最后是马克思的唯物史观在人与自然、人与社会、人与自身关系问题上对传统文化的改造与提升。中国传统文化的现代转型离不开唯物史观的指引作用。唯物史观作为一种社会批判工具,被先进的中国人用以对中国近代文明的落后性、封闭性进行了改造与创新,唯物史观由此也成为中国传统文化与现代文化的中介、桥梁和纽带。在人与自然的关系问题上,唯物史观的唯物辩证法让我们在敬畏自然与利用、改造自然的关系中找到了平衡;在人与他人、与社会的关系问题上主张既反对利己主义的算计,要有集体主义的情怀,又反对无视个人利益的整体主义偏颇,它明确批判无视个人正当权益的“虚假集体主义”而主张“真实的集体主义”①;在人与自身关系问题上,它既注重身心需要的满足,认为人的需要即“人的本性”②,但又旗帜鲜明地反对享乐主义的人生观:“一旦享乐哲学开始妄图具有普遍意义并且宣布自己是整个社会的人生观,它就变成了空话。”③这显然是引领我们在人与自然、人与社会、人与自身关系问题上对传统文化的天人之辩、人我之辩、身心之辩诸问题进行发掘、转型、创新的唯一正确思路。
重要的还在于,唯物史观既强调了现代化的普遍性,又主张对中国国情的特殊性给予充分的尊重。正是这一唯物辩证法的科学方法论,指引着现代中国对现代化所必需的精神文化转型与重塑。因此,在对待传统文化问题上我们充分地意识到必须重视传统文化的价值,必须明确地与虚无主义和全盘西化论划清界限。只有立足传统文化,不忘本来,我们才能在借鉴外来的过程中内生出可以面对未来的现代性文明与文化的元素。也就是说,唯物史观要与本国的传统文化相结合,这既是马克思唯物辩证法的逻辑要求,也是被历史辩证法证明了的文化传承与创新的客观规律。

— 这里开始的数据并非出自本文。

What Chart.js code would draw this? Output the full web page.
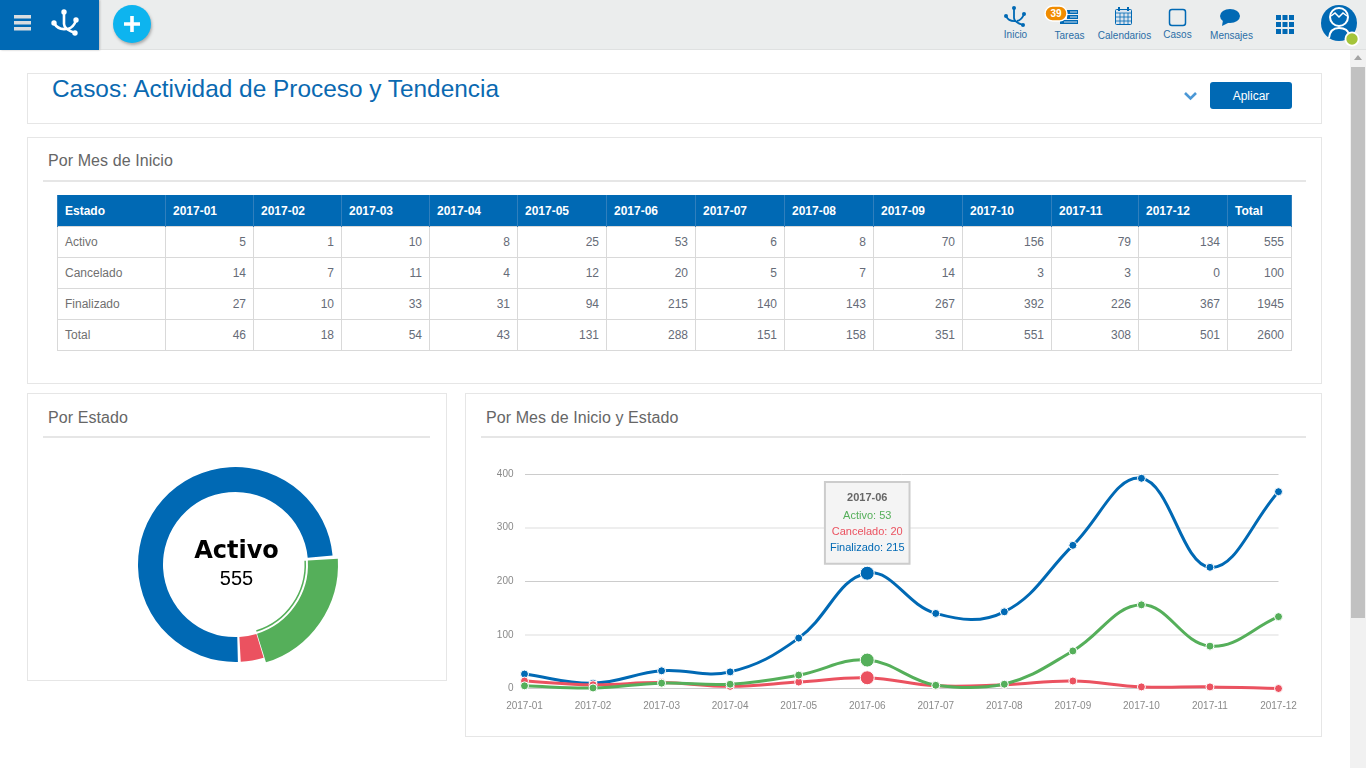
<!DOCTYPE html>
<html lang="es"><head><meta charset="utf-8"><title>Casos</title>
<script src="https://cdn.jsdelivr.net/npm/chart.js@4/dist/chart.umd.min.js"></script>
<style>
html,body{margin:0;padding:0;width:1366px;height:768px;overflow:hidden;background:#fff;font-family:"Liberation Sans",Arial,sans-serif;}
.abs,.panel,.nav,.lbl,canvas{position:absolute;}
.nav{left:0;top:0;width:1366px;height:49px;background:#ebeded;border-bottom:1px solid #dfe1e1;}
.brand{position:absolute;left:0;top:0;width:99px;height:50px;background:#0069b4;box-shadow:1px 0 2px #bbb;}
.plus{position:absolute;left:113px;top:5px;width:38px;height:38px;border-radius:50%;background:#0db4ef;box-shadow:1px 2px 3px #aaa;}
.lbl{font-size:10px;color:#2a6ea6;text-align:center;white-space:nowrap;transform:translateX(-50%);}
.panel{border:1px solid #e6e6e6;box-sizing:border-box;background:#fff;}
.title{position:absolute;left:52px;top:75px;font-size:24.4px;line-height:28px;color:#0a69b1;white-space:nowrap;}
.h{position:absolute;font-size:16px;line-height:20px;color:#666;white-space:nowrap;letter-spacing:.08px;}
.rule{position:absolute;height:2px;background:#e6e6e6;}
.btn{position:absolute;left:1210px;top:82px;width:82px;height:27px;border-radius:3px;background:#0069b4;color:#fff;font-size:12px;line-height:28px;text-align:center;}
table{position:absolute;left:57px;top:195px;border-collapse:collapse;table-layout:fixed;width:1235px;font-size:12px;color:#666c78;}
th{background:#0069b4;color:#fff;font-weight:bold;text-align:left;height:31px;padding:2px 7px 0;box-sizing:border-box;border:1px solid #2f7fbd;border-top:0;border-bottom:0;}
td{height:31px;padding:0 7px;box-sizing:border-box;border:1px solid #d9d9d9;text-align:right;}
td:first-child{text-align:left;color:#707070;}
.c{position:absolute;text-align:center;white-space:nowrap;transform:translateX(-50%);}
.sb{position:absolute;left:1350px;top:50px;width:16px;height:718px;background:#f1f1f1;}
.th{position:absolute;left:1px;top:17px;width:14px;height:551px;background:#c1c1c1;}
</style></head><body>
<div class="nav"></div>
<div class="brand">
<svg width="99" height="50" viewBox="0 0 99 50">
<g fill="#d9dde0"><rect x="14" y="15" width="17" height="3.5"/><rect x="14" y="21" width="17" height="3.5"/><rect x="14" y="27" width="17" height="3.5"/></g>
<g stroke="#fff" stroke-width="2.6" fill="none" stroke-linecap="round"><path d="M64 12V24Q64 29 75 33"/><path d="M54 23Q58 30 66 29"/><path d="M76 20Q74 27 68 29"/></g>
<g fill="#fff"><circle cx="64" cy="12" r="2.7"/><circle cx="54" cy="23" r="2.7"/><circle cx="76" cy="20" r="2.7"/><circle cx="75" cy="33" r="2.7"/></g>
</svg></div>
<div class="plus"><svg width="38" height="38"><path d="M19 11V27M11 19H27" stroke="#fff" stroke-width="3.6"/></svg></div>
<svg class="abs" style="left:1000px;top:0" width="366" height="50" viewBox="1000 0 366 50">
<g stroke="#0069b4" stroke-width="1.8" fill="none"><path d="M1014 8V18Q1014 22 1023 25"/><path d="M1006 16Q1009 22 1016 21"/><path d="M1024 14Q1022 20 1017 21"/></g>
<g fill="#0069b4"><circle cx="1014" cy="8" r="2"/><circle cx="1006" cy="16" r="2"/><circle cx="1024" cy="14" r="2"/><circle cx="1023" cy="25" r="2"/>
<rect x="1067" y="10" width="11" height="4"/><rect x="1067" y="15" width="11" height="4"/><rect x="1060" y="20" width="18" height="4"/>
<ellipse cx="1230" cy="16" rx="10" ry="7"/><path d="M1223 20L1222 26L1230 22Z"/>
</g>
<path d="M1070 12H1077M1070 17H1077M1064 22H1077" stroke="#cfe0ee" stroke-width="1"/>
<rect x="1115.500" y="9.500" width="16" height="15" rx="1" fill="#dbe4ee" stroke="#0069b4"/><path d="M1116 13H1131M1120 13V24M1124 13V24M1128 13V24M1116 17H1131M1116 21H1131" stroke="#0069b4" stroke-width=".8"/><path d="M1119 7V11M1128 7V11" stroke="#0069b4" stroke-width="2"/>
<rect x="1169.500" y="9.500" width="16" height="16" rx="2.500" fill="none" stroke="#0069b4" stroke-width="1.500"/>
<g fill="#0069b4"><rect x="1276" y="15" width="5" height="5"/><rect x="1282.500" y="15" width="5" height="5"/><rect x="1289" y="15" width="5" height="5"/><rect x="1276" y="22" width="5" height="5"/><rect x="1282.500" y="22" width="5" height="5"/><rect x="1289" y="22" width="5" height="5"/><rect x="1276" y="29" width="5" height="5"/><rect x="1282.500" y="29" width="5" height="5"/><rect x="1289" y="29" width="5" height="5"/></g>
<circle cx="1339" cy="23" r="18" fill="#0069b4"/>
<circle cx="1339" cy="17" r="9" fill="none" stroke="#fff" stroke-width="2"/><path d="M1331 16L1335 13L1339 17L1343 13L1347 16" stroke="#fff" fill="none" stroke-width="1.500"/><path d="M1329 38Q1330 28 1339 28Q1348 28 1349 35" fill="none" stroke="#fff" stroke-width="2"/>
<circle cx="1352" cy="39" r="7.500" fill="#fff"/><circle cx="1352" cy="39" r="5.700" fill="#a4c43a"/>
<rect x="1045" y="6" width="22" height="15" rx="7.500" fill="#f08c00" stroke="#fff" stroke-width="1.500"/>
</svg>
<div class="c" style="left:1056px;top:7px;font-size:10px;line-height:13px;color:#fff;font-weight:bold;">39</div>
<div class="lbl" style="left:1015.500px;top:29px;">Inicio</div>
<div class="lbl" style="left:1069.500px;top:30px;">Tareas</div>
<div class="lbl" style="left:1124.500px;top:30px;">Calendarios</div>
<div class="lbl" style="left:1177.500px;top:29px;">Casos</div>
<div class="lbl" style="left:1231.500px;top:30px;">Mensajes</div>

<div class="panel" style="left:27px;top:73px;width:1295px;height:51px;"></div>
<div class="title">Casos: Actividad de Proceso y Tendencia</div>
<svg class="abs" style="left:1183px;top:91px" width="15" height="11"><path d="M2 2L7.500 7.500L13 2" stroke="#4b98d6" stroke-width="2.600" fill="none"/></svg>
<div class="btn">Aplicar</div>

<div class="panel" style="left:27px;top:137px;width:1295px;height:247px;"></div>
<div class="h" style="left:48px;top:151px;">Por Mes de Inicio</div>
<div class="rule" style="left:43px;top:180px;width:1263px;"></div>
<table id="tbl"></table>

<div class="panel" style="left:27px;top:393px;width:420px;height:288px;"></div>
<div class="h" style="left:48px;top:408px;">Por Estado</div>
<div class="rule" style="left:43px;top:436px;width:387px;"></div>
<canvas id="pieActivo" style="left:130px;top:459px;width:211px;height:211px;"></canvas>
<canvas id="pie" style="left:130px;top:459px;width:211px;height:211px;"></canvas>
<div class="c" style="left:236.500px;top:535px;font:bold 24px/30px 'DejaVu Sans',sans-serif;color:#000;">Activo</div>
<div class="c" style="left:236.500px;top:566px;font-size:20px;line-height:24px;color:#000;">555</div>

<div class="panel" style="left:465px;top:393px;width:857px;height:344px;"></div>
<div class="h" style="left:486px;top:408px;">Por Mes de Inicio y Estado</div>
<div class="rule" style="left:481px;top:436px;width:825px;"></div>
<canvas id="line" style="left:481px;top:457px;width:825px;height:268px;"></canvas>

<div class="sb"><svg width="16" height="17"><path d="M4 10L8 5L12 10Z" fill="#a3a3a3"/></svg><div class="th"></div></div>

<script>
const categories=["2017-01","2017-02","2017-03","2017-04","2017-05","2017-06","2017-07","2017-08","2017-09","2017-10","2017-11","2017-12"];
const activo=[5,1,10,8,25,53,6,8,70,156,79,134];
const cancelado=[14,7,11,4,12,20,5,7,14,3,3,0];
const finalizado=[27,10,33,31,94,215,140,143,267,392,226,367];
const totalesMes=[46,18,54,43,131,288,151,158,351,551,308,501];
const totalesEstado=[555,100,1945,2600];
const estados=["Activo","Cancelado","Finalizado","Total"];
const yTicks=[0,100,200,300,400];
const pieLabels=["Finalizado","Activo","Cancelado"];
const pieValues=[1945,555,100];
const BLUE="#0069b4",GREEN="#55af5a",RED="#eb5260";

const colW=[108,88,88,88,88,89,89,89,89,89,89,87,89,64];
const rows=[activo,cancelado,finalizado,totalesMes];
let html="<colgroup>"+colW.map(w=>`<col style="width:${w}px">`).join("")+"</colgroup><tr><th>Estado</th>"+categories.map(c=>`<th>${c}</th>`).join("")+"<th>Total</th></tr>";
rows.forEach((r,i)=>{html+=`<tr><td>${estados[i]}</td>`+r.map(v=>`<td>${v}</td>`).join("")+`<td>${totalesEstado[i]}</td></tr>`;});
document.getElementById("tbl").innerHTML=html;

Chart.defaults.font.family='"Liberation Sans",Arial,sans-serif';
Chart.defaults.animation=false;
Chart.defaults.responsive=false;
Chart.defaults.devicePixelRatio=1;

function setSize(id,w,h){const c=document.getElementById(id);c.width=w;c.height=h;}
setSize("pie",211,211);setSize("pieActivo",211,211);setSize("line",825,268);

const T="rgba(0,0,0,0)";
const pieOpts=cutout=>({rotation:177,spacing:2,cutout,layout:{padding:3},events:[],plugins:{legend:{display:false},tooltip:{enabled:false}}});
new Chart(document.getElementById("pieActivo"),{
 type:"doughnut",
 data:{labels:pieLabels,datasets:[{data:pieValues,backgroundColor:[T,GREEN,T],borderWidth:0}]},
 options:pieOpts("70.4%")
});
new Chart(document.getElementById("pie"),{
 type:"doughnut",
 data:{labels:pieLabels,datasets:[
  {data:pieValues,backgroundColor:[T,T,T],borderWidth:0,weight:5},
  {data:pieValues,backgroundColor:[BLUE,T,RED],borderWidth:0,weight:25},
  {data:pieValues,backgroundColor:[T,T,T],borderWidth:0,weight:2},
  {data:pieValues,backgroundColor:[T,GREEN,T],borderWidth:0,weight:1.5}
 ]},
 options:pieOpts("67%")
});

Chart.Tooltip.positioners.encima=function(items){
 if(!items.length)return false;
 return {x:items[0].element.x,y:Math.min(...items.map(i=>i.element.y))-9.5};
};
const serie=(label,data,color)=>({label,data,borderColor:color,backgroundColor:color,pointBackgroundColor:color,pointBorderColor:"#fff",pointBorderWidth:1,pointRadius:4,pointHoverRadius:7,pointHoverBorderWidth:1,pointHoverBorderColor:"#fff",pointHoverBackgroundColor:color,borderWidth:3,tension:0.4,clip:false});
const lineChart=new Chart(document.getElementById("line"),{
 type:"line",
 data:{labels:categories,datasets:[serie("Activo",activo,GREEN),serie("Cancelado",cancelado,RED),serie("Finalizado",finalizado,BLUE)]},
 options:{
  layout:{padding:{top:11,right:27.5,bottom:0,left:0}},
  interaction:{mode:"index",intersect:false},
  events:[],
  scales:{
   x:{grid:{display:false},border:{display:false},afterFit(s){s.height=36.5;},ticks:{color:"#8a8a8a",font:{size:10},maxRotation:0,autoSkip:false,padding:4}},
   y:{min:0,max:400,afterFit(s){s.width=43.5;},afterBuildTicks(s){s.ticks=yTicks.map(v=>({value:v}));},
      grid:{color:c=>c.tick&&c.tick.value%200===0?"#cccccc":"#eeeeee",lineWidth:c=>c.tick&&c.tick.value%200===0?1:2,drawTicks:false},border:{display:false},
      ticks:{color:"#8a8a8a",font:{size:10},padding:11}}
  },
  plugins:{legend:{display:false},tooltip:{
   position:"encima",xAlign:"center",yAlign:"bottom",caretSize:0,caretPadding:0,
   backgroundColor:"#f4f4f4",borderColor:"#cccccc",borderWidth:2,cornerRadius:0,displayColors:false,
   titleColor:"#666",titleFont:{size:11,weight:"bold"},titleAlign:"center",titleMarginBottom:5,
   bodyFont:{size:11},bodyAlign:"center",bodySpacing:3,padding:{top:9,bottom:9,left:5,right:5},
   callbacks:{labelTextColor:c=>c.dataset.borderColor}
  }}
 }
});
const idx=categories.indexOf("2017-06");
const act=lineChart.data.datasets.map((d,i)=>({datasetIndex:i,index:idx}));
lineChart.setActiveElements(act);
lineChart.tooltip.setActiveElements(act,{x:0,y:0});
lineChart.update();
</script>
</body></html>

事实上,近现代中国现代性文化的发展历史也一再证明唯物史观必须和我国的具体国情(包括传统文化)相结合,并通过民族的形式才能实现。这就正如毛泽东说的那样:“民族的形式,新民主主义的内容——这就是我们今天的新文化。”④今天在强调文化自信的新时代,在构建社会主义文化强国的过程中我们更应该坚持这一唯物史观的基本立场。否则,我们就很难与形形色色的复古主义与全盘西化论者划清界限。